United States v. Anderson
Headline: Land claim ruling upholds grantee’s right to recovered trespass proceeds by treating official approval as effective from the application date, letting the claimant recover funds the United States collected.
Holding: The Court held that because the grantee had properly applied for substitute land and official approval is treated as effective from the application date, the claimant may recover money the United States collected from trespassers.
- Lets land claimants recover funds collected from trespassers even if official approval comes later.
- Affirms that taking required legal steps preserves claimant rights during approval waiting periods.

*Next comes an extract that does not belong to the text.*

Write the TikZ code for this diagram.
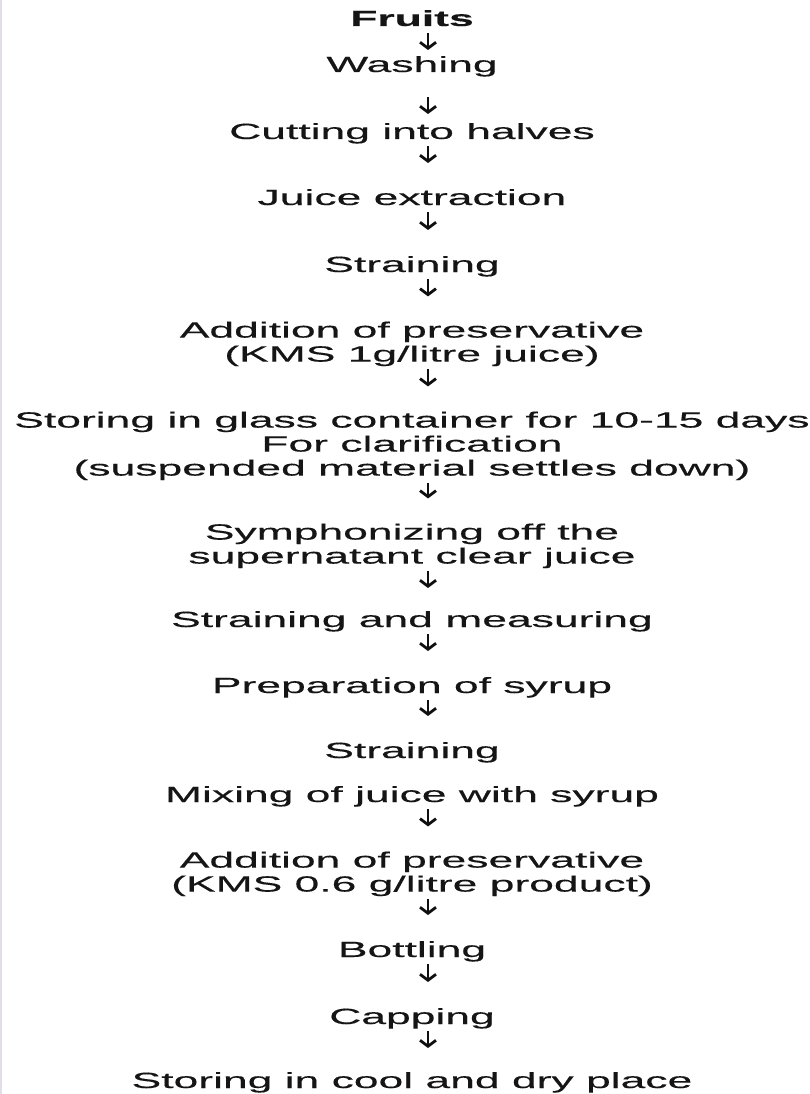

- Affirms Court of Claims judgment and awards proceeds to the claimant successor.
Summary
Background
A private claimant, as successor in interest to the party who applied for substitute (indemnity) land, sought money the United States had collected from trespassers who removed materials from the land. The claimant had filed formal applications to select substitute land under a federal grant and was waiting for the Secretary of the Interior’s approval. The Government argued that before that approval the legal title stayed with the United States and so the claimant could not recover those sums. The record also showed another railroad had no right to the land and that a prior selection by the State of Alabama and approval by the Secretary resolved competing claims.
Reasoning
The central question was whether the claimant had enough title between the application and formal approval to recover money taken from the land, or whether the United States alone could keep the proceeds. The Court examined past decisions and applied the legal fiction called the doctrine of relation, which treats official approval as effective from the earlier application date when necessary to advance justice. The Court found the grantee had performed all acts required by law to obtain title and that approval manifested a right that existed at the application time. The Court distinguished cases where no steps had been taken and relied on authorities holding that title can relate back, allowing recovery against wrongdoers or recovery of proceeds even before formal patenting or approval.
Real world impact
The ruling means that when a claimant properly follows the required selection process, approval can be treated as retroactive to the application date so they may claim money taken by trespassers during the approval waiting period. The Court affirmed the Court of Claims judgment and awarded the recovered proceeds to the claimant successor. This resolves who keeps such sums in similar factual situations.